Assim, chegamos ao que Josef Kunz chamou de tricotomia implícita e o Prof. Reale chama de tridimensionalidade metodológico-negativa na obra de Kelsen, ou seja, em sua contribuição, este grande filósofo coloca que apenas a Ciência do Direito possui caráter puramente jurídico, enquanto à Teoria da Justiça e à Sociologia do Direito caberia a metajuridicidade.
Quanto aos filósofos jurídicos de cultura ibérica, somos obrigados a destacar de plano três nomes: Luís Recaséns Siches, Cabral de Moncada e Miguel Reale, sendo que este último terá uma análise mais detida de sua obra no capítulo vindouro.
Recaséns Siches já estabelece o chamado tridimensionalismo específico no amadurecimento de seu pensamento, ensinando-nos da seguinte forma: “essa realidade que constitui o Direito e possui a dimensão de referir-se a valores, tem forma normativa.
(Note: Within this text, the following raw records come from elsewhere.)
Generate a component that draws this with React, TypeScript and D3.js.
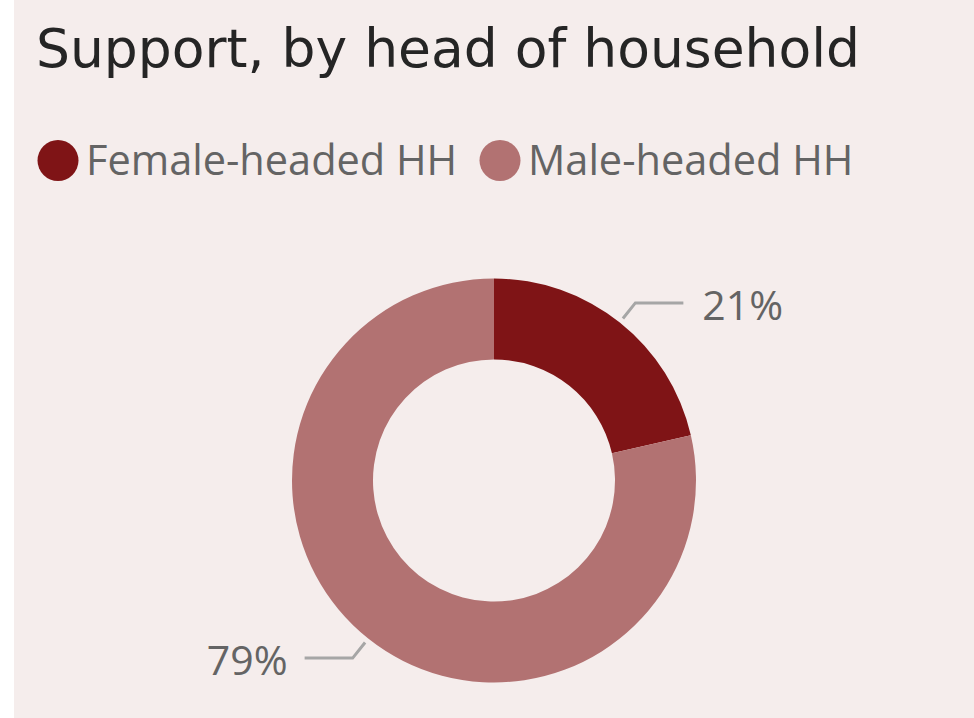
import React from "react";
import * as d3 from "d3";

const title = "Support, by head of household";
const categories = ["Female-headed HH", "Male-headed HH"];
const values = [21.4, 78.6];
const labels = ["21%", "79%"];
const colors = ["#7f1416", "#b27272"];

const W = 974;
const H = 718;
const cx = 494;
const cy = 480.5;
const outerR = 202;
const innerR = 121;

export default function App() {
  const pie = d3.pie<number>().sort(null).value((d) => d)(values);
  const arc = d3.arc<d3.PieArcDatum<number>>().innerRadius(innerR).outerRadius(outerR);
  const font = "'Open Sans', 'Noto Sans', sans-serif";

  return (
    <div style={{ position: "fixed", left: 0, top: 0, width: W, height: H }}>
      <svg width={W} height={H} style={{ display: "block" }}>
        <rect x={0} y={0} width={W} height={H} fill="#ffffff" />
        <rect x={14} y={0} width={W - 14} height={H} fill="#f5edec" />
        <text x={36} y={66.5} fontFamily="'DejaVu Sans', sans-serif" fontSize={53.5} fill="#252525">
          {title}
        </text>
        {categories.map((c, i) => {
          const x0 = i === 0 ? 58 : 500;
          return (
            <g key={c}>
              <circle cx={x0} cy={160.5} r={20.5} fill={colors[i]} />
              <text x={x0 + 28} y={175} fontFamily={font} fontSize={41.5} fill="#646464">
                {c}
              </text>
            </g>
          );
        })}
        <g transform={`translate(${cx},${cy})`}>
          {pie.map((p, i) => (
            <path key={i} d={arc(p) || ""} fill={colors[i]} />
          ))}
          {pie.map((p, i) => {
            const a = (p.startAngle + p.endAngle) / 2;
            const r1 = 207;
            const r2 = 227;
            const x1 = r1 * Math.sin(a);
            const y1 = -r1 * Math.cos(a);
            const x2 = r2 * Math.sin(a);
            const y2 = -r2 * Math.cos(a);
            const right = x2 > 0;
            const x3 = x2 + (right ? 48 : -48);
            return (
              <g key={"l" + i}>
                <polyline
                  points={`${x1},${y1} ${x2},${y2} ${x3},${y2}`}
                  fill="none"
                  stroke="#a6a6a6"
                  strokeWidth={3}
                />
                <text
                  x={x3 + (right ? 19 : -17)}
                  y={y2 + 17}
                  textAnchor={right ? "start" : "end"}
                  fontFamily={font}
                  fontSize={41}
                  fill="#646464"
                >
                  {labels[i]}
                </text>
              </g>
            );
          })}
        </g>
      </svg>
    </div>
  );
}
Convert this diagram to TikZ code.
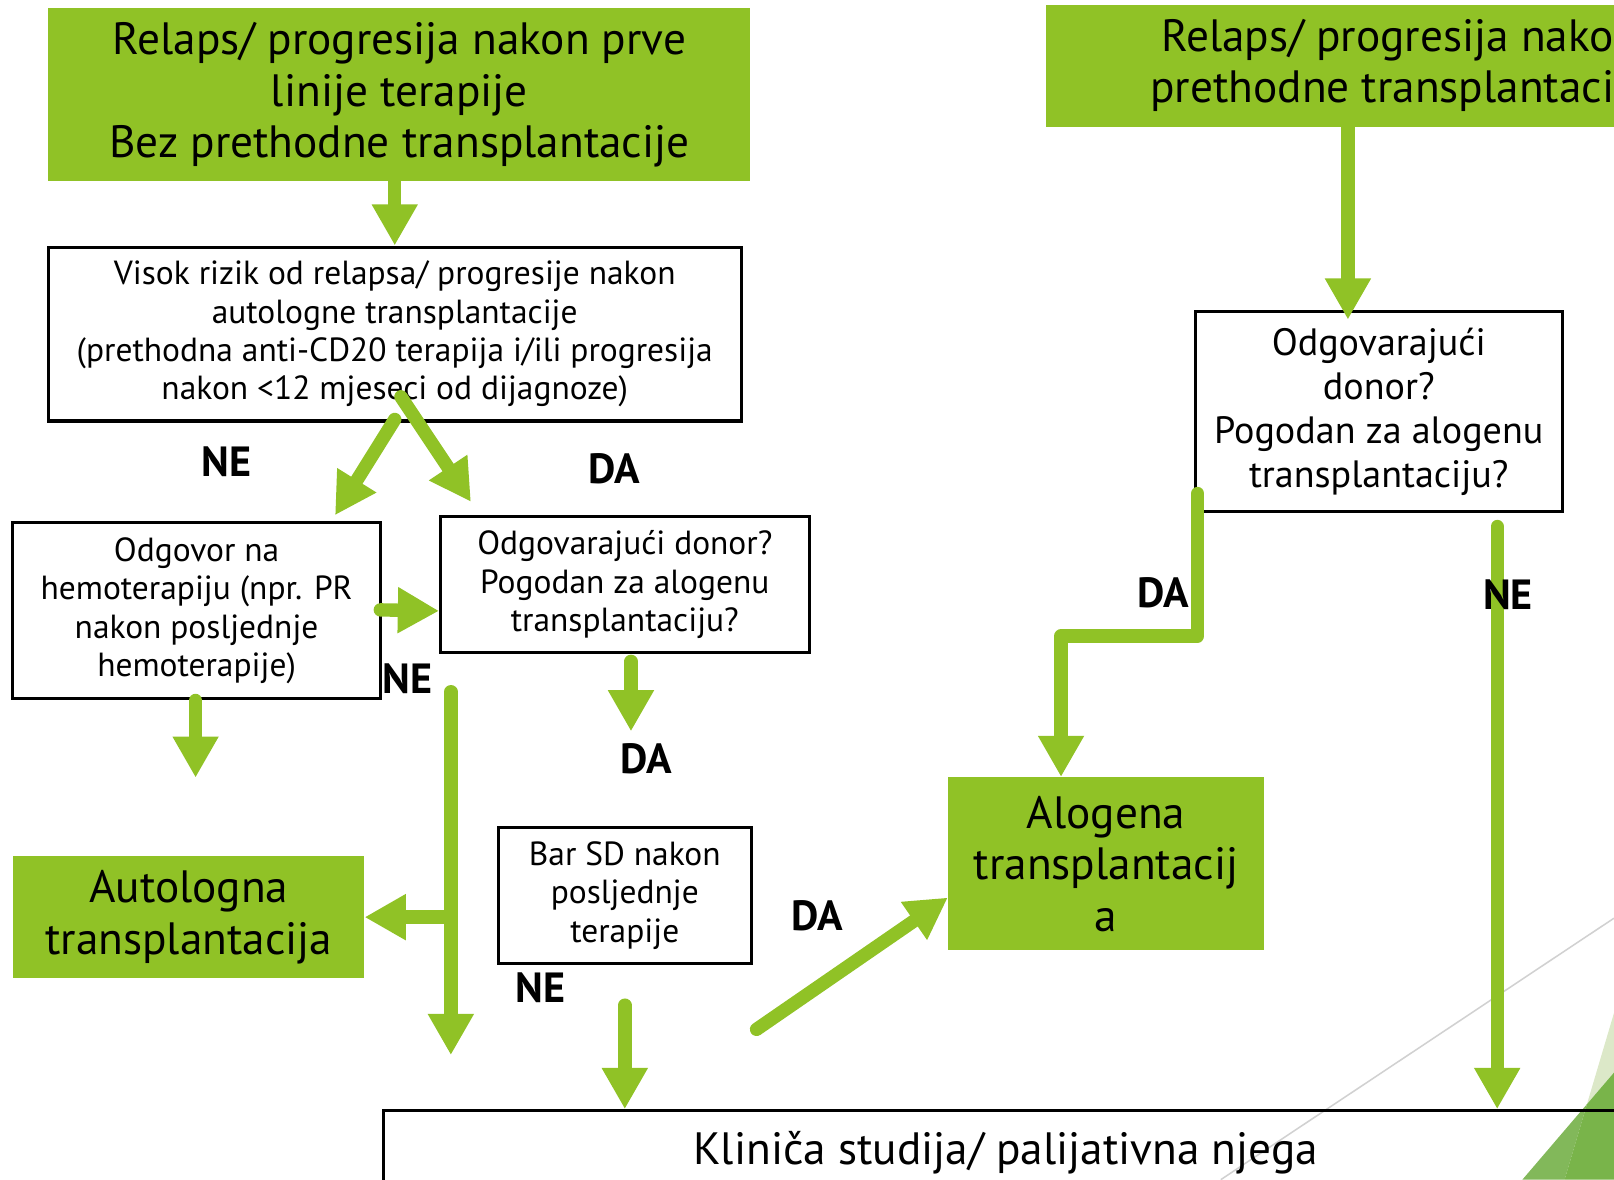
\documentclass[tikz,border=0pt]{standalone}
\usepackage{fontspec}
\setmainfont{PT Sans}
\usetikzlibrary{arrows.meta,calc}
\definecolor{facetgreen}{HTML}{90C226}
\definecolor{trilight}{HTML}{DCE8C8}
\definecolor{trimid}{HTML}{82B85A}
\definecolor{tridark}{HTML}{79B44A}

\begin{document}
\begin{tikzpicture}[x=1pt,y=-1pt,
  box/.style={draw=black, line width=3pt, fill=white, align=center, inner sep=0pt},
  gbox/.style={fill=facetgreen, align=center, inner sep=0pt},
  big/.style={font=\fontsize{44}{50}\selectfont, execute at begin node={\rule{0pt}{41pt}}},
  mid/.style={font=\fontsize{37}{43}\selectfont, execute at begin node={\rule{0pt}{35pt}}},
  small/.style={font=\fontsize{32.5}{37.3}\selectfont, execute at begin node={\rule{0pt}{31pt}}},
  lab/.style={font=\fontsize{41}{44}\selectfont\bfseries},
  arr/.style={facetgreen, line width=13pt, line cap=round, line join=round,
    -{Triangle[width=42pt,length=40pt]}}]
 \useasboundingbox (0,0) rectangle (1568,1146);
 \clip (0,0) rectangle (1568,1146);

	% Ukras
 \draw[black!18, line width=1.5pt] (1186,1146) -- (1568,892);
 \fill[trilight] (1568,984) -- (1541.7,1072.7) -- (1568,1042) -- cycle;
 \fill[trimid] (1541.7,1072.7) -- (1479,1146) -- (1520,1146) -- cycle;
 \fill[tridark] (1541.7,1072.7) -- (1520,1146) -- (1568,1146) -- (1568,1042) -- cycle;

	% Polja
 \node[gbox, big, minimum width=682, minimum height=168] (A) at (388,92)
   {Relaps/ progresija nakon prve\\linije terapije\\Bez prethodne transplantacije};
 \node[gbox, big, minimum width=688, minimum height=118] (B) at (1360,64)
   {Relaps/ progresija nakon\\prethodne transplantacije};
 \node[box, small, minimum width=673, minimum height=169] (C) at (383.5,324.5)
   {Visok rizik od relapsa/ progresije nakon\\autologne transplantacije\\(prethodna anti-CD20 terapija i/ili progresija\\nakon <12 mjeseci od dijagnoze)};
 \node[box, small, minimum width=358, minimum height=171] (D) at (191,593.5)
   {Odgovor na\\hemoterapiju (npr. PR\\nakon posljednje\\hemoterapije)};
 \node[box, small, minimum width=358, minimum height=132] (E) at (607,568)
   {Odgovarajući donor?\\Pogodan za alogenu\\transplantaciju?};
 \node[gbox, big, minimum width=341, minimum height=118] (F) at (183.5,891)
   {Autologna\\transplantacija};
 \node[box, small, minimum width=246, minimum height=132] (G) at (607,870)
   {Bar SD nakon\\posljednje\\terapije};
 \node[gbox, big, minimum width=307, minimum height=168] (H) at (1074.5,839)
   {Alogena\\transplantacij\\a};
 \node[box, mid, minimum width=357, minimum height=194] (I) at (1339.5,400)
   {Odgovarajući\\donor?\\Pogodan za alogenu\\transplantaciju?};
 \node[box, fill=none, big, minimum width=1208, minimum height=72] (J) at (977,1115)
   {Kliniča studija/ palijativna njega};

	% Slobodni krajevi
 \coordinate (dEnd) at ($(D.south)+(-1,75)$);
 \coordinate (eTop) at ($(E.south)+(6,7)$);
 \coordinate (eEnd) at ($(E.south)+(6,75)$);
 \coordinate (neTop) at (438,672);
 \coordinate (neEnd) at (438,1025);
 \coordinate (gTop) at ($(G.south)+(0,39)$);
 \coordinate (daTop) at (735,1000);
 \coordinate (iTip) at ($(I.north)+(-30,9)$);
 \coordinate (iRight) at ($(I.south east)+(-65,13)$);

	% Strelice
 \draw[arr] (C.north |- A.south) -- (C.north);
 \draw[arr] ($(C.south)+(0,-3)$) -- ($(D.north east)+(-46,-6)$);
 \draw[arr] ($(C.south)+(6,-25)$) -- ($(E.north west)+(31,-13)$);
 \draw[arr] ($(D.east)+(-2,-1)$) -- ($(E.south west)+(0,-42)$);
 \draw[arr] ($(D.south)+(-1,0)$) -- (dEnd);
 \draw[arr] (eTop) -- (eEnd);
 \draw[arr] (neTop) -- (neEnd);
 \draw[arr] (neTop |- F.east) -- (F.east);
 \draw[arr] (gTop) -- (gTop |- J.north);
 \draw[arr] (daTop) -- ($(H.west)+(0,33)$);
 \draw[arr] (iTip |- B.south) -- (iTip);
 \draw[arr] ($(I.south west)+(4,-19)$) |- ($(H.north west)+(110,-137)$) -- ($(H.north west)+(110,0)$);
 \draw[arr] (iRight) -- (iRight |- J.north);

	% Oznake
 \node[lab] (ne1) at (220,449) {NE};
 \node[lab] (da1) at (597,455) {DA};
 \node[lab] (ne2) at (396,659) {NE};
 \node[lab] (da2) at (628,737) {DA};
 \node[lab] (da3) at (794,890) {DA};
 \node[lab] (ne3) at (525,960) {NE};
 \node[lab] (da4) at (1130,576) {DA};
 \node[lab] (ne4) at (1465,578) {NE};
\end{tikzpicture}
\end{document}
Ou seja, o Direito é norma, com especiais característicos, elaborada pelos homens com o propósito de realizar certos valores. Nessa concepção, conservam-se as três dimensões de que tenho tratado – valor, norma e fato -, porém indissoluvelmente unidas entre si em relações de essencial implicação. O Direito não é um valor puro, nem é mera norma com certos característicos especiais, nem é um simples fato social com notas particulares. Direito é uma obra humana social (fato) de forma normativa destinada à realização de valores.”[7]
Por outro prisma, Moncada também dá uma interessante contribuição relativa à problemática das fontes do Direito na Teoria Tridimensional, correlacionando-as. Diz ele que “o costume significa o fato da conduta humana, a norma legal expressa o pensamento de certo dever ser, definido e formulado pelo legislador, e a jurisprudência corresponde à atualização dos valores, ou melhor, à aplicação prática, concreta, de numerosos critérios de valoração, extraídos da lei ou do espírito objetivo duma cultura, à própria conduta e aos costumes dos homens, para a realização entre eles de uma idéia de justiça.”[8]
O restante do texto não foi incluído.